ここのところ膝の調子が悪く映画館に行けない日々が続いてましたが、徐々に良くなってきたので昨日のファーストデーで観賞。他にも観たい映画が目白押しですが、予告でも観たいと思っていた今回の「検察側の罪人」を観ることに。

映画ファンの中では、あまり評価が見られないにも関わらず、キムタク&ニノ効果か。ロングラン上映されてます。

今回の作品、雫井脩介の原作を原田眞人監督が映画化。木村拓哉と二宮和也を検事の上司と部下に、事務官に吉高由里子を起用。キャスティングも原田組の常連から異色のキャスティングで豪華です。

物語は、都内で発生したある事件をきっかけに、木村演じる検事の最上と二宮演じる部下の沖野の対立を描いています。

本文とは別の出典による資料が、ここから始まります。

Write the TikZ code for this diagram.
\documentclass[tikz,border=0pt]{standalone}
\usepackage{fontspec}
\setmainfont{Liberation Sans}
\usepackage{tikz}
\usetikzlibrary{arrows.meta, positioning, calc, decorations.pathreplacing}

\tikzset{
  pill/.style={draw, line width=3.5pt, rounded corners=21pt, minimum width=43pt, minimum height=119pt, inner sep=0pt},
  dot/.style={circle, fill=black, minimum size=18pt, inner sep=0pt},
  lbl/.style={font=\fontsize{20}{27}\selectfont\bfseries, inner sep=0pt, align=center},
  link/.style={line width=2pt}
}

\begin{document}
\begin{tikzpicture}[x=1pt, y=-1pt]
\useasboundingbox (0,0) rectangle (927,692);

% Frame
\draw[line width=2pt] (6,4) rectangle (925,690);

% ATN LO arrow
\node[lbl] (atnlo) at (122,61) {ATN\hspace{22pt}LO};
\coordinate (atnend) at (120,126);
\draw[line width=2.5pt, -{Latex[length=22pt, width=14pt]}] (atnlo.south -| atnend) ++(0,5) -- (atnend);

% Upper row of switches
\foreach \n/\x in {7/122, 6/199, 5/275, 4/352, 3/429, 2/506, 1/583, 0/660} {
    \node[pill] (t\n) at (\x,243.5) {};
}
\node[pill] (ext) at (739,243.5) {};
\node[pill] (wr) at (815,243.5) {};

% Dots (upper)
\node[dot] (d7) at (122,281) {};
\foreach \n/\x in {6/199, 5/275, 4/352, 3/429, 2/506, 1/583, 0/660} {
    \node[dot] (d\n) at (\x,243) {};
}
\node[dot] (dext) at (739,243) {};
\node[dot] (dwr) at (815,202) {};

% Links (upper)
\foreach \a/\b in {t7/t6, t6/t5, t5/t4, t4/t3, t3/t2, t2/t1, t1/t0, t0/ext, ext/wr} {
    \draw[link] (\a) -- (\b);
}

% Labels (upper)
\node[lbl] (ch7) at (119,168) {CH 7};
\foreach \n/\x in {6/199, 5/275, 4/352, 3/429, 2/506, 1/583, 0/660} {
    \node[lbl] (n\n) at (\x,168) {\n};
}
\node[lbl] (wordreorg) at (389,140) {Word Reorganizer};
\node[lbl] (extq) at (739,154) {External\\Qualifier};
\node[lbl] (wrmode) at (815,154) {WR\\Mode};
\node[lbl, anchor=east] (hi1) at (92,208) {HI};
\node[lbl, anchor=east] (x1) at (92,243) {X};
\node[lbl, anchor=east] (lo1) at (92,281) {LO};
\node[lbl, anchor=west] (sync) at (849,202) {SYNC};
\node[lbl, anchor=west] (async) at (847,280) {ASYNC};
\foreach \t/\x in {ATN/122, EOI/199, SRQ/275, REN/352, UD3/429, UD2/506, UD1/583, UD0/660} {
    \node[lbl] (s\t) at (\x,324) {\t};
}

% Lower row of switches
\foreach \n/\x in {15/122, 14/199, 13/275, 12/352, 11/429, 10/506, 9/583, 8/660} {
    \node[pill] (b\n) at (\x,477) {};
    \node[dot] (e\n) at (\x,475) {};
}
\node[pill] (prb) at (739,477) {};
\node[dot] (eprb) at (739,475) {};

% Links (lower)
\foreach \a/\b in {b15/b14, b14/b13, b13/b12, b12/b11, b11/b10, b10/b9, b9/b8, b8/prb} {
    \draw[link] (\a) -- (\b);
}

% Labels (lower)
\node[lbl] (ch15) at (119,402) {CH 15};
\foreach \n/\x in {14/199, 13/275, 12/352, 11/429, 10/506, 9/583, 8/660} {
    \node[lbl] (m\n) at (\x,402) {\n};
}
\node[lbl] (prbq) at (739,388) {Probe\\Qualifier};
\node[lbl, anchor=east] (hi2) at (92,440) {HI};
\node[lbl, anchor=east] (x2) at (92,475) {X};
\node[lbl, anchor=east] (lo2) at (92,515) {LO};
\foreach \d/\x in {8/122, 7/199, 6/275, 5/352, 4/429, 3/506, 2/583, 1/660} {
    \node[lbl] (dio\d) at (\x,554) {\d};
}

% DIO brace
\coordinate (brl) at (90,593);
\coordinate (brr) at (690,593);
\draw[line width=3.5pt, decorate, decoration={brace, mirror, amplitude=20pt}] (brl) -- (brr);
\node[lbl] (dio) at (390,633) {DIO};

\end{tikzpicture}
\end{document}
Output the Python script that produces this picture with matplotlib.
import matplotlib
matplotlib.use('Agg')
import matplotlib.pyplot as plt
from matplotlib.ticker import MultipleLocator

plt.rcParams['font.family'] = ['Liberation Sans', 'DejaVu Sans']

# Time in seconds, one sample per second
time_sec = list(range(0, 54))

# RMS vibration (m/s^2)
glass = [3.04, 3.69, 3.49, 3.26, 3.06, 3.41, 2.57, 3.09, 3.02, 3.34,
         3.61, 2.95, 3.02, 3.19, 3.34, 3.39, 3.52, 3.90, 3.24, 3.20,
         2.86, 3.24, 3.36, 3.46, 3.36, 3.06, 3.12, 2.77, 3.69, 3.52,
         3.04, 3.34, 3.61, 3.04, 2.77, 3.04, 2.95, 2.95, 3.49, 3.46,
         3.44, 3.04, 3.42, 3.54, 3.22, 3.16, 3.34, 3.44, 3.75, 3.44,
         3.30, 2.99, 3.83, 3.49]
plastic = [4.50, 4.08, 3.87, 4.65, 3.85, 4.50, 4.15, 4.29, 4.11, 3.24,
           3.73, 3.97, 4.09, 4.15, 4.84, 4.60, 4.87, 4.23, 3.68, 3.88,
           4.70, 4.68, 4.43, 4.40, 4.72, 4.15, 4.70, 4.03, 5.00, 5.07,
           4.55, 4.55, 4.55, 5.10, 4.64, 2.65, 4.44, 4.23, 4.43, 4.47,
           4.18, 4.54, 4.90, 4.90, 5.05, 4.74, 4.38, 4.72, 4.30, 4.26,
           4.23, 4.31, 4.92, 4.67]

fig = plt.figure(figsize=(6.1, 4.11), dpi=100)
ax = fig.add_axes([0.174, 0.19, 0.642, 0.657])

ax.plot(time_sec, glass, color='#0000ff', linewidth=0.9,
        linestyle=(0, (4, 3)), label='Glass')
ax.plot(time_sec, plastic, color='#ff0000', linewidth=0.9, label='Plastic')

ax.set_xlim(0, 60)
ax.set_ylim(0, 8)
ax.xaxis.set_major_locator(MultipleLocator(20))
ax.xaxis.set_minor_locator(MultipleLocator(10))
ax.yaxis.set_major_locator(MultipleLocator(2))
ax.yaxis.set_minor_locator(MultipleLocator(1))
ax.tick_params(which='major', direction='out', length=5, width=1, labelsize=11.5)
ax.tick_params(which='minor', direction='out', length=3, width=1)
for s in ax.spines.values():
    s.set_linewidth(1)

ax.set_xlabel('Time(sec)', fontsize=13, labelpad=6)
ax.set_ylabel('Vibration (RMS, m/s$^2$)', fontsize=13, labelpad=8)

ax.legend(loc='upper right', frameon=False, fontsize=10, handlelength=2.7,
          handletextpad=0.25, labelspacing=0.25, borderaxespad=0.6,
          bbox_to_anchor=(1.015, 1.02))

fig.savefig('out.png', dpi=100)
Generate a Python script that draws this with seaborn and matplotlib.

最上には、大学時代に忘れられない未解決事件があり、そこに、ある容疑者が浮上し、検事としての正義と人間としての正義の狭間で沖野と対立していきます。そこに吉高演じる事務官や裏社会も加わって、事件は思わぬ方向へと進んでいきます。

学生時代の同僚の事件やさらなる容疑者の浮上など練りに練られた構図は、最後まで飽きることのない展開でした。

原田作品としても、重厚感あふれる異色の作品として評価されるものだと思います。